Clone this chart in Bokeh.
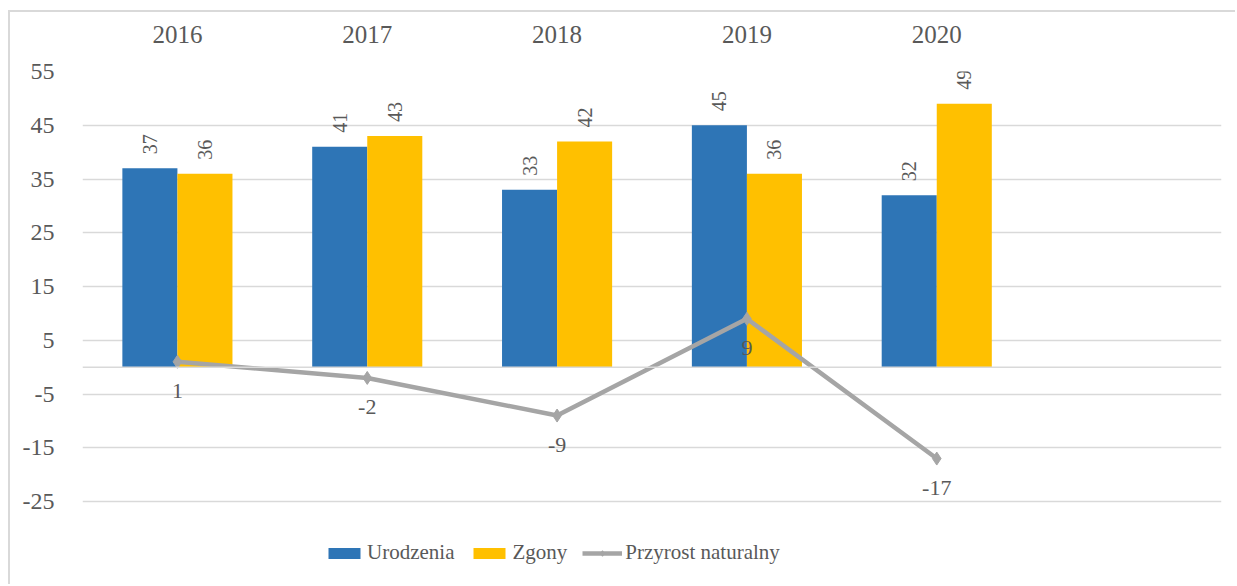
from bokeh.plotting import figure
from bokeh.models import (ColumnDataSource, FactorRange, Range1d, FixedTicker, Span,
                          Legend, LegendItem)
from bokeh.transform import dodge
from bokeh.core.properties import value
from bokeh.embed import file_html
from bokeh.resources import INLINE
import math

years = ["2016", "2017", "2018", "2019", "2020"]
urodzenia = [37, 41, 33, 45, 32]
zgony = [36, 43, 42, 36, 49]
przyrost = [1, -2, -9, 9, -17]
y_ticks = [-25, -15, -5, 5, 15, 25, 35, 45, 55]

FONT = "Liberation Serif"
TXT = "#595959"
BLUE = "#2E75B6"
ORANGE = "#FFC000"
GRAY = "#A5A5A5"
GRID = "#D9D9D9"

src = ColumnDataSource(dict(
    year=years,
    uro=urodzenia,
    zg=zgony,
    prz=przyrost,
    uro_t=[str(v) for v in urodzenia],
    zg_t=[str(v) for v in zgony],
    prz_t=[str(v) for v in przyrost],
))

# y range extended below -25 to leave room for the legend inside the frame
p = figure(width=1227, height=574,
           x_range=FactorRange(factors=years + [" "], range_padding=0),
           y_range=Range1d(-40.8, 55),
           x_axis_location="above",
           output_backend="svg", toolbar_location=None,
           min_border_left=72, min_border_right=16,
           min_border_top=59, min_border_bottom=0)
p.styles = {"border-left": "2px solid #D9D9D9", "border-top": "2px solid #D9D9D9",
            "margin-left": "8px", "margin-top": "10px"}
p.outline_line_color = None
p.background_fill_color = "white"
p.border_fill_color = "white"

bw = 0.29
r_uro = p.vbar(x=dodge("year", -bw / 2, range=p.x_range), top="uro", bottom=0,
               width=bw, source=src, fill_color=BLUE, line_color=None)
r_zg = p.vbar(x=dodge("year", bw / 2, range=p.x_range), top="zg", bottom=0,
              width=bw, source=src, fill_color=ORANGE, line_color=None)

p.add_layout(Span(location=0, dimension="width", line_color=GRID, line_width=1.5))

r_line = p.line(x="year", y="prz", source=src, line_color=GRAY, line_width=4.5)
r_mark = p.scatter(x="year", y="prz", source=src, marker="diamond", size=13,
                   fill_color=GRAY, line_color=GRAY)

# bar labels (rotated)
p.text(x=dodge("year", -bw / 2, range=p.x_range), y="uro", text="uro_t", source=src,
       angle=math.pi / 2, text_align="left", text_baseline="middle",
       y_offset=-14, text_font=value(FONT), text_font_size="20px", text_color=TXT)
p.text(x=dodge("year", bw / 2, range=p.x_range), y="zg", text="zg_t", source=src,
       angle=math.pi / 2, text_align="left", text_baseline="middle",
       y_offset=-14, text_font=value(FONT), text_font_size="20px", text_color=TXT)
# line labels
p.text(x="year", y="prz", text="prz_t", source=src,
       text_align="center", text_baseline="middle", y_offset=29,
       text_font=value(FONT), text_font_size="22px", text_color=TXT)

# axes
p.xaxis.axis_line_color = None
p.xaxis.major_tick_line_color = None
p.xaxis.minor_tick_line_color = None
p.xaxis.major_label_text_font = FONT
p.xaxis.major_label_text_font_size = "25px"
p.xaxis.major_label_text_color = TXT
p.xaxis.major_label_standoff = 18
p.xgrid.grid_line_color = None

p.yaxis.ticker = FixedTicker(ticks=y_ticks)
p.yaxis.major_label_overrides = {t: str(t) for t in y_ticks}
p.yaxis.axis_line_color = None
p.yaxis.major_tick_line_color = None
p.yaxis.minor_tick_line_color = None
p.yaxis.major_label_text_font = FONT
p.yaxis.major_label_text_font_size = "24px"
p.yaxis.major_label_text_color = TXT
p.yaxis.major_label_standoff = 22
p.ygrid.ticker = FixedTicker(ticks=y_ticks)
p.ygrid.grid_line_color = GRID
p.ygrid.grid_line_width = 1.5

legend = Legend(items=[
    LegendItem(label="Urodzenia", renderers=[r_uro]),
    LegendItem(label="Zgony", renderers=[r_zg]),
    LegendItem(label="Przyrost naturalny", renderers=[r_line, r_mark]),
], location=(242, 21), orientation="horizontal")
legend.label_text_font = FONT
legend.label_text_font_size = "21px"
legend.label_text_color = TXT
legend.glyph_width = 40
legend.glyph_height = 14
legend.spacing = 15
legend.label_standoff = 3
legend.padding = 0
legend.margin = 0
legend.border_line_color = None
legend.background_fill_alpha = 0
p.add_layout(legend, "center")

open("out.html", "w").write(file_html(p, INLINE))
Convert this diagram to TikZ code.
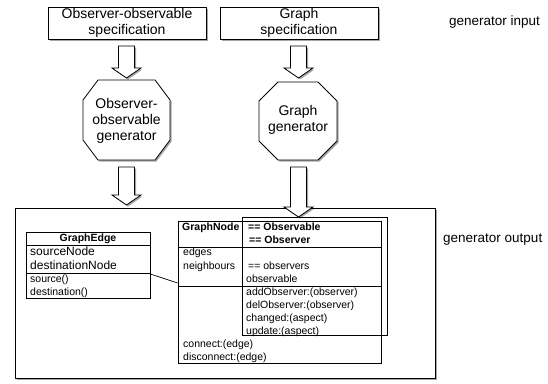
\documentclass[tikz,border=0pt]{standalone}
\usepackage{fontspec}
\setmainfont{Liberation Sans}
\usetikzlibrary{shadows,calc}
\tikzset{
  shad/.style={drop shadow={shadow xshift=1.5pt,shadow yshift=-1.5pt,opacity=0.35,fill=black}},
  specbox/.style={draw,fill=white,line width=0.8pt,minimum width=158pt,minimum height=32pt,
    align=center,inner sep=0pt,font=\fontsize{14}{16}\selectfont,shad},
  octshape/.style={draw,fill=white,line width=0.8pt,shad},
  octtext/.style={align=center,inner sep=0pt,font=\fontsize{14}{16}\selectfont},
  barrow/.style={draw,fill=white,line width=0.8pt,line join=miter,shad},
  outbox/.style={draw,fill=white,line width=0.8pt,inner sep=0pt,shad},
  umlbox/.style={draw,line width=0.7pt,inner sep=0pt},
  umlline/.style={line width=0.7pt},
  umltxt/.style={anchor=west,inner sep=0pt,font=\fontsize{10.5}{13}\selectfont,text height=7.5pt,text depth=2pt},
  umlbig/.style={anchor=west,inner sep=0pt,font=\fontsize{12}{14}\selectfont,text height=8.6pt,text depth=2.3pt},
  umlbold/.style={umltxt,font=\fontsize{10.5}{13}\selectfont\bfseries},
  sidelabel/.style={anchor=west,inner sep=0pt,font=\fontsize{13.5}{16}\selectfont},
}
\newcommand\blockarrow[2]{%
  \draw[barrow] ($(#1)+(-8,0)$) -- ($(#1)+(8,0)$) -- ($(#2)+(8,-10)$) -- ($(#2)+(14.5,-10)$)
    -- (#2) -- ($(#2)+(-14.5,-10)$) -- ($(#2)+(-8,-10)$) -- cycle;}
\begin{document}
\begin{tikzpicture}[x=1pt,y=-1pt]
\useasboundingbox (0,0) rectangle (548,383);

% generator input
\node[specbox] (s1) at (127,23) {Observer-observable\\specification};
\node[specbox] (s2) at (299,23) {Graph\\specification};
\node[sidelabel] (lin) at (449,22) {generator input};

% octagons
\draw[octshape] (83,100) -- (98,80) -- (155,80) -- (170,100) -- (170,140) -- (155,160) -- (98,160) -- (83,140) -- cycle;
\draw[octshape] (259,101) -- (278,82) -- (318,82) -- (337,101) -- (337,141) -- (318,160) -- (278,160) -- (259,141) -- cycle;
\node[octtext] (o1) at (126.5,121) {Observer-\\observable\\generator};
\node[octtext] (o2) at (298,120) {Graph\\generator};

% output box
\node[outbox,minimum width=420pt,minimum height=170pt] (out) at (225,293) {};
\node[sidelabel] (lout) at (443,240) {generator output};

% block arrows
\coordinate (a1s) at (126.5,46);
\coordinate (a1t) at (126.5,78);
\coordinate (a2s) at (298.5,46);
\coordinate (a2t) at (298.5,78);
\coordinate (a3s) at (126.5,167);
\coordinate (a3t) at (126.5,205);
\coordinate (a4s) at (298.5,167);
\coordinate (a4t) at (298.5,217);
\blockarrow{a1s}{a1t}
\blockarrow{a2s}{a2t}
\blockarrow{a3s}{a3t}
\blockarrow{a4s}{a4t}

% GraphEdge
\node[umlbox,minimum width=124pt,minimum height=66pt] (ge) at (88,265) {};
\draw[umlline] (26,245) -- (150,245);
\draw[umlline] (26,273) -- (150,273);
\node[inner sep=0pt,font=\fontsize{10.5}{13}\selectfont\bfseries] (get) at (88,238.5) {GraphEdge};
\node[umlbig] (ge1) at (30,252) {sourceNode};
\node[umlbig] (ge2) at (30,266) {destinationNode};
\node[umltxt] (ge3) at (30,280) {source()};
\node[umltxt] (ge4) at (30,293) {destination()};

% GraphNode
\node[umlbox,minimum width=203pt,minimum height=142pt] (gn) at (279.5,292) {};
\draw[umlline] (178,247) -- (381,247);
\draw[umlline] (178,286) -- (381,286);
% Observable / Observer overlay
\node[umlbox,minimum width=145pt,minimum height=118pt] (obs) at (314.5,276) {};

\node[umlbold] (gnt) at (182,228) {GraphNode};
\node[umlbold] (ob1) at (248,228) {== Observable};
\node[umlbold] (ob2) at (249,241) {== Observer};
\node[umltxt] (gn1) at (183,253) {edges};
\node[umltxt] (gn2) at (183,267) {neighbours};
\node[umltxt] (ob3) at (248,267) {== observers};
\node[umltxt] (ob4) at (246,279.5) {observable};
\node[umltxt] (ob5) at (246,292.5) {addObserver:(observer)};
\node[umltxt] (ob6) at (246,305.5) {delObserver:(observer)};
\node[umltxt] (ob7) at (246,318.5) {changed:(aspect)};
\node[umltxt] (ob8) at (246,331.5) {update:(aspect)};
\node[umltxt] (gn3) at (183,345) {connect:(edge)};
\node[umltxt] (gn4) at (183,358) {disconnect:(edge)};

% association
\draw[umlline] ([yshift=-9pt]ge.east) -- ([yshift=9pt]gn.west);
\end{tikzpicture}
\end{document}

> _GIVEN INSTRUCTION_:
Leave the pictures out, and restate exactly the lines from the start of the records through the one that contains "y_ticks = [-25, -15, -5, 5, 15, 25, 35, 45, 55]".

> _RESULT BELOW_:
Clone this chart in Bokeh.
from bokeh.plotting import figure
from bokeh.models import (ColumnDataSource, FactorRange, Range1d, FixedTicker, Span,
                          Legend, LegendItem)
from bokeh.transform import dodge
from bokeh.core.properties import value
from bokeh.embed import file_html
from bokeh.resources import INLINE
import math

years = ["2016", "2017", "2018", "2019", "2020"]
urodzenia = [37, 41, 33, 45, 32]
zgony = [36, 43, 42, 36, 49]
przyrost = [1, -2, -9, 9, -17]
y_ticks = [-25, -15, -5, 5, 15, 25, 35, 45, 55]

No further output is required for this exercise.